Era eu um jovem de vinte e um anos, a quem o sistema político de então, contra minha vontade e sem consultar os meus pais, me mobilizou para a guerra em Angola com o posto de alferes de infantaria e me responsabilizou pela vida de outros trinta jovens, sem que para tal nos dessem qualquer seguro de acidentes de trabalho.
No próximo almoço com o antigo capitão da companhia vou ver se não me esqueço de lhe perguntar, o porquê de acumular oficiosamente a função de oficial da polícia judiciária militar da companhia, cuja principal função era a elaboração dos autos, quer de corpo delito, quer de outros mais simples.
Ao fim de poucos meses de estarmos no Mumbué, o cabo Magalhães sofria de tromboflebite que não só o incapacitava, como o impedia de participar nas operações do meu grupo de combate. Não foi fácil a luta para que pudesse ser evacuado para a Metrópole a fim de ser tratado, já que as indicações surdas e mudas do Comandante de Batalhão era evitar evacuações na nossa companhia (o homem não gostava de nós; andámos por Chaves e Viana do Castelo mas quando a Companhia passou no Chitembo a caminho do Mumbué o senhor não sabia quem eu era felizmente). O cabo Magalhães foi evacuado. A Companhia depois de rodar do leste para o norte acabou por regressar sem outras baixas.
Passados uns anos telefonam do Quartel General para casa de meus pais à minha procura. Minha mãe ia morrendo de susto. Lá fui ao QG em S. Sebastião da Pedreira. Entrei acompanhado por um senhor Coronel da PJM e fiquei a saber que o auto que tinha elaborado no mato em Angola ainda estava aberto, passando eu de relator a testemunha por ter elaborado inicialmente o auto e ter sido o comandante do grupo de combate a que o Magalhães pertenceu. Respondi aos quesitos com a consciência de ter dito a verdade. Em causa estava uma diferença de 200 escudos na pensão de invalidez.

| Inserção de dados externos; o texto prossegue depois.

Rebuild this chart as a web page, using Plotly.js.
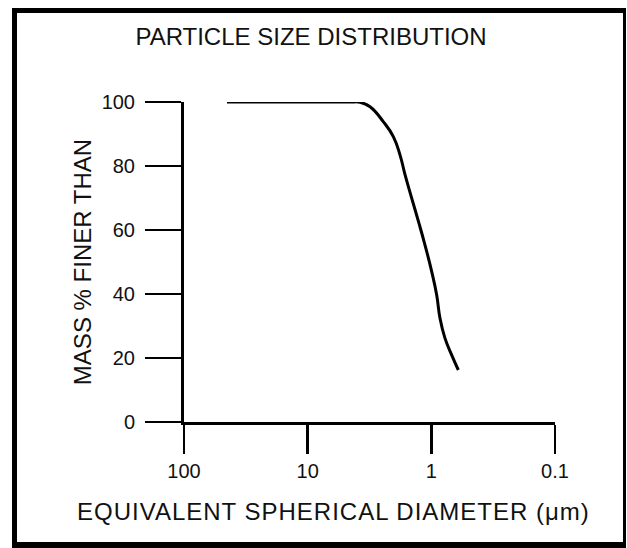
<!DOCTYPE html>
<html>
<head>
<meta charset="utf-8">
<script src="https://cdn.plot.ly/plotly-3.0.1.min.js"></script>
<style>
  html, body { margin: 0; padding: 0; background: #fff; }
  #wrap { position: relative; width: 627px; height: 548px; overflow: hidden; }
  #chart { position: absolute; left: 0; top: 0; width: 627px; height: 548px; }
  #shadow { position: absolute; left: 4px; top: 29px; width: 8px; height: 519px; background: #cfcfcf; }
  #frame { position: absolute; left: 12px; top: 8px; width: 614px; height: 540px; box-sizing: border-box;
           border-left: 5px solid #000; border-top: 5px solid #000; border-right: 3px solid #000; border-bottom: 6px solid #000;
           pointer-events: none; }
  .annotation-text { letter-spacing: 1px; }
</style>
</head>
<body>
<div id="wrap">
  <div id="shadow"></div>
  <div id="chart"></div>
  <div id="frame"></div>
</div>
<script>
// Equivalent spherical diameter (µm) and mass % finer than
var diameters = [44.9, 11.6, 4.55, 3.77, 3.13, 2.44, 2.03, 1.79, 1.63, 1.44, 1.27, 1.125, 0.993, 0.905, 0.851, 0.776, 0.684, 0.605];
var massFiner = [100, 100, 100, 99.9, 98.5, 93.8, 89.2, 83.4, 77.2, 69.9, 62.6, 55.3, 47.0, 39.7, 32.4, 26.2, 20.9, 16.25];

var xTickVals = [100, 10, 1, 0.1];
var xTickText = ["100", "10", "1", "0.1"];
var yTickVals = [0, 20, 40, 60, 80, 100];
var yTickText = ["0", "20", "40", "60", "80", "100"];

var chartTitle = "PARTICLE SIZE DISTRIBUTION";
var xTitle = "EQUIVALENT SPHERICAL DIAMETER (μm)";
var yTitle = "MASS % FINER THAN";

var FONT = "Liberation Sans, Arial, Helvetica, sans-serif";

var trace = {
  x: diameters,
  y: massFiner,
  type: "scatter",
  mode: "lines",
  line: { color: "#000", width: 3, shape: "spline", smoothing: 1.3 },
  hoverinfo: "x+y"
};

var layout = {
  width: 627,
  height: 548,
  margin: { l: 184, r: 72, t: 102, b: 126, pad: 0 },
  paper_bgcolor: "#fff",
  plot_bgcolor: "#fff",
  showlegend: false,
  font: { family: FONT, color: "#111" },
  title: {
    text: chartTitle,
    font: { family: FONT, size: 24, color: "#111" },
    xref: "container", x: 311 / 627, xanchor: "center",
    yref: "container", y: 1 - 37 / 548, yanchor: "middle"
  },
  xaxis: {
    type: "log",
    range: [2, -1],
    tickmode: "array",
    tickvals: xTickVals,
    ticktext: xTickText,
    ticks: "outside",
    ticklen: 29,
    tickwidth: 2.5,
    tickcolor: "#000",
    ticklabelstandoff: 0,
    tickfont: { family: FONT, size: 20, color: "#111" },
    showline: true,
    linecolor: "#000",
    linewidth: 3,
    showgrid: false,
    zeroline: false,
    fixedrange: true
  },
  yaxis: {
    range: [0, 100],
    tickmode: "array",
    tickvals: yTickVals,
    ticktext: yTickText,
    ticks: "outside",
    ticklen: 36,
    tickwidth: 2.5,
    tickcolor: "#000",
    ticklabelstandoff: 6,
    tickfont: { family: FONT, size: 20, color: "#111" },
    showline: true,
    linecolor: "#000",
    linewidth: 3,
    showgrid: false,
    zeroline: false,
    fixedrange: true,
    title: {
      text: yTitle,
      font: { family: FONT, size: 24, color: "#111" },
      standoff: 4
    }
  },
  annotations: [{
    text: xTitle,
    xref: "paper", yref: "paper",
    x: (333.5 - 184) / 371, y: (422 - 511) / 320,
    xanchor: "center", yanchor: "middle",
    showarrow: false,
    font: { family: FONT, size: 24, color: "#111" }
  }]
};

Plotly.newPlot("chart", [trace], layout, { displayModeBar: false, staticPlot: true });
</script>
</body>
</html>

A revolta que me castiga e não me abandona é o facto de ter conhecimento que figura menor da nossa política, já depois do 25 de Abril partiu o pé em Moçambique e esse facto proporcionou-lhe uma reconfortante pensão de invalidez, e eu por falar verdade privei o cabo Magalhães de uns míseros 200 escudos (1 euro). Esta vai comigo até ao fim.